> _THE TASK_
Copy each line exactly. Drop every picture.

▶

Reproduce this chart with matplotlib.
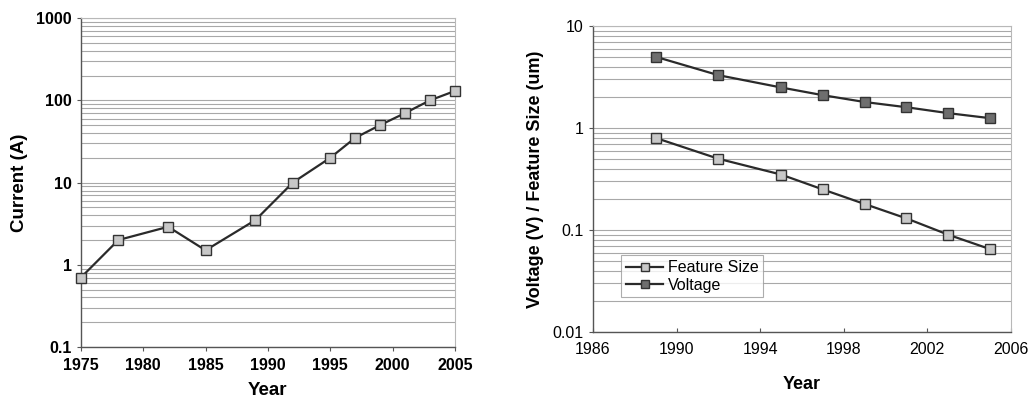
import matplotlib
matplotlib.use("Agg")
import matplotlib.pyplot as plt
from matplotlib.ticker import LogLocator, NullFormatter

plt.rcParams['font.family'] = ['Liberation Sans', 'DejaVu Sans']

# Left chart: current
cur_years = [1975, 1978, 1982, 1985, 1989, 1992, 1995, 1997, 1999, 2001, 2003, 2005]
cur_vals = [0.7, 2.0, 2.9, 1.5, 3.5, 10, 20, 35, 50, 70, 100, 130]
cur_xticks = [1975, 1980, 1985, 1990, 1995, 2000, 2005]
cur_yticks = [0.1, 1, 10, 100, 1000]
cur_yticklabels = ['0.1', '1', '10', '100', '1000']

# Right chart: voltage / feature size
vf_years = [1989, 1992, 1995, 1997, 1999, 2001, 2003, 2005]
feature_size = [0.8, 0.5, 0.35, 0.25, 0.18, 0.13, 0.09, 0.065]
voltage = [5.0, 3.3, 2.5, 2.1, 1.8, 1.6, 1.4, 1.25]
vf_xticks = [1986, 1990, 1994, 1998, 2002, 2006]
vf_yticks = [0.01, 0.1, 1, 10]
vf_yticklabels = ['0.01', '0.1', '1', '10']

fig = plt.figure(figsize=(10.30, 4.01), dpi=100)
ax1 = fig.add_axes([0.0786, 0.1347, 0.363, 0.820])
ax2 = fig.add_axes([0.5757, 0.172, 0.4058, 0.763])

grid_c = '#a8a8a8'
line_c = '#2a2a2a'
light = '#c8c8c8'
dark = '#6e6e6e'
tick_fs = 11.5

def style(ax):
    ax.set_yscale('log')
    ax.yaxis.set_minor_locator(LogLocator(base=10, subs=range(2, 10)))
    ax.yaxis.set_minor_formatter(NullFormatter())
    ax.grid(True, which='both', axis='y', color=grid_c, linewidth=0.8)
    ax.set_axisbelow(True)
    for s in ['top', 'right']:
        ax.spines[s].set_color('#b8b8b8')
        ax.spines[s].set_linewidth(0.8)
    for s in ['left', 'bottom']:
        ax.spines[s].set_color('#555555')
        ax.spines[s].set_linewidth(1.0)
    ax.tick_params(axis='y', which='minor', length=0)
    ax.tick_params(axis='both', which='major', length=3, color='#555555')

mk = dict(marker='s', markersize=7.5, markeredgecolor='#333333', markeredgewidth=1.0,
          clip_on=False, zorder=5)

# Left
ax1.plot(cur_years, cur_vals, color=line_c, lw=1.6, markerfacecolor=light, **mk)
style(ax1)
ax1.set_xlim(1975, 2005)
ax1.set_ylim(0.1, 1000)
ax1.set_xticks(cur_xticks)
ax1.set_yticks(cur_yticks)
ax1.set_yticklabels(cur_yticklabels)
for lab in ax1.get_xticklabels() + ax1.get_yticklabels():
    lab.set_fontweight('bold')
    lab.set_fontsize(tick_fs)
ax1.tick_params(axis='x', pad=5)
ax1.set_xlabel('Year', fontsize=13.5, fontweight='bold')
ax1.xaxis.set_label_coords(0.5, -0.108)
ax1.set_ylabel('Current (A)', fontsize=13.5, fontweight='bold', labelpad=6)

# Right
ax2.plot(vf_years, feature_size, color=line_c, lw=1.6, markerfacecolor=light,
         label='Feature Size', **mk)
ax2.plot(vf_years, voltage, color=line_c, lw=1.6, markerfacecolor=dark,
         label='Voltage', **mk)
style(ax2)
ax2.set_xlim(1986, 2006)
ax2.set_ylim(0.01, 10)
ax2.set_xticks(vf_xticks)
ax2.set_yticks(vf_yticks)
ax2.set_yticklabels(vf_yticklabels)
ax2.tick_params(axis='x', direction='in', pad=7)
for lab in ax2.get_xticklabels() + ax2.get_yticklabels():
    lab.set_fontsize(tick_fs)
ax2.set_xlabel('Year', fontsize=13, fontweight='bold')
ax2.xaxis.set_label_coords(0.5, -0.145)
ax2.set_ylabel('Voltage (V) / Feature Size (um)', fontsize=13, fontweight='bold', labelpad=6)
leg = ax2.legend(loc='lower left', bbox_to_anchor=(0.068, 0.113), fontsize=11.5,
                 frameon=True, fancybox=False, edgecolor='#999999',
                 handlelength=2.3, handletextpad=0.3, borderpad=0.3,
                 labelspacing=0.15, markerscale=0.8, borderaxespad=0)
leg.get_frame().set_linewidth(0.8)
leg._legend_box.sep = 2
fig.savefig('out.png', dpi=100, facecolor='white')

◀

> _WRITTEN REPLY_
Reproduce this chart with matplotlib.
import matplotlib
matplotlib.use("Agg")
import matplotlib.pyplot as plt
from matplotlib.ticker import LogLocator, NullFormatter

plt.rcParams['font.family'] = ['Liberation Sans', 'DejaVu Sans']

# Left chart: current
cur_years = [1975, 1978, 1982, 1985, 1989, 1992, 1995, 1997, 1999, 2001, 2003, 2005]
cur_vals = [0.7, 2.0, 2.9, 1.5, 3.5, 10, 20, 35, 50, 70, 100, 130]
cur_xticks = [1975, 1980, 1985, 1990, 1995, 2000, 2005]
cur_yticks = [0.1, 1, 10, 100, 1000]
cur_yticklabels = ['0.1', '1', '10', '100', '1000']

# Right chart: voltage / feature size
vf_years = [1989, 1992, 1995, 1997, 1999, 2001, 2003, 2005]
feature_size = [0.8, 0.5, 0.35, 0.25, 0.18, 0.13, 0.09, 0.065]
voltage = [5.0, 3.3, 2.5, 2.1, 1.8, 1.6, 1.4, 1.25]
vf_xticks = [1986, 1990, 1994, 1998, 2002, 2006]
vf_yticks = [0.01, 0.1, 1, 10]
vf_yticklabels = ['0.01', '0.1', '1', '10']

fig = plt.figure(figsize=(10.30, 4.01), dpi=100)
ax1 = fig.add_axes([0.0786, 0.1347, 0.363, 0.820])
ax2 = fig.add_axes([0.5757, 0.172, 0.4058, 0.763])

grid_c = '#a8a8a8'
line_c = '#2a2a2a'
light = '#c8c8c8'
dark = '#6e6e6e'
tick_fs = 11.5

def style(ax):
    ax.set_yscale('log')
    ax.yaxis.set_minor_locator(LogLocator(base=10, subs=range(2, 10)))
    ax.yaxis.set_minor_formatter(NullFormatter())
    ax.grid(True, which='both', axis='y', color=grid_c, linewidth=0.8)
    ax.set_axisbelow(True)
    for s in ['top', 'right']:
        ax.spines[s].set_color('#b8b8b8')
        ax.spines[s].set_linewidth(0.8)
    for s in ['left', 'bottom']:
        ax.spines[s].set_color('#555555')
        ax.spines[s].set_linewidth(1.0)
    ax.tick_params(axis='y', which='minor', length=0)
    ax.tick_params(axis='both', which='major', length=3, color='#555555')

mk = dict(marker='s', markersize=7.5, markeredgecolor='#333333', markeredgewidth=1.0,
          clip_on=False, zorder=5)

# Left
ax1.plot(cur_years, cur_vals, color=line_c, lw=1.6, markerfacecolor=light, **mk)
style(ax1)
ax1.set_xlim(1975, 2005)
ax1.set_ylim(0.1, 1000)
ax1.set_xticks(cur_xticks)
ax1.set_yticks(cur_yticks)
ax1.set_yticklabels(cur_yticklabels)
for lab in ax1.get_xticklabels() + ax1.get_yticklabels():
    lab.set_fontweight('bold')
    lab.set_fontsize(tick_fs)
ax1.tick_params(axis='x', pad=5)
ax1.set_xlabel('Year', fontsize=13.5, fontweight='bold')
ax1.xaxis.set_label_coords(0.5, -0.108)
ax1.set_ylabel('Current (A)', fontsize=13.5, fontweight='bold', labelpad=6)

# Right
ax2.plot(vf_years, feature_size, color=line_c, lw=1.6, markerfacecolor=light,
         label='Feature Size', **mk)
ax2.plot(vf_years, voltage, color=line_c, lw=1.6, markerfacecolor=dark,
         label='Voltage', **mk)
style(ax2)
ax2.set_xlim(1986, 2006)
ax2.set_ylim(0.01, 10)
ax2.set_xticks(vf_xticks)
ax2.set_yticks(vf_yticks)
ax2.set_yticklabels(vf_yticklabels)
ax2.tick_params(axis='x', direction='in', pad=7)
for lab in ax2.get_xticklabels() + ax2.get_yticklabels():
    lab.set_fontsize(tick_fs)
ax2.set_xlabel('Year', fontsize=13, fontweight='bold')
ax2.xaxis.set_label_coords(0.5, -0.145)
ax2.set_ylabel('Voltage (V) / Feature Size (um)', fontsize=13, fontweight='bold', labelpad=6)
leg = ax2.legend(loc='lower left', bbox_to_anchor=(0.068, 0.113), fontsize=11.5,
                 frameon=True, fancybox=False, edgecolor='#999999',
                 handlelength=2.3, handletextpad=0.3, borderpad=0.3,
                 labelspacing=0.15, markerscale=0.8, borderaxespad=0)
leg.get_frame().set_linewidth(0.8)
leg._legend_box.sep = 2
fig.savefig('out.png', dpi=100, facecolor='white')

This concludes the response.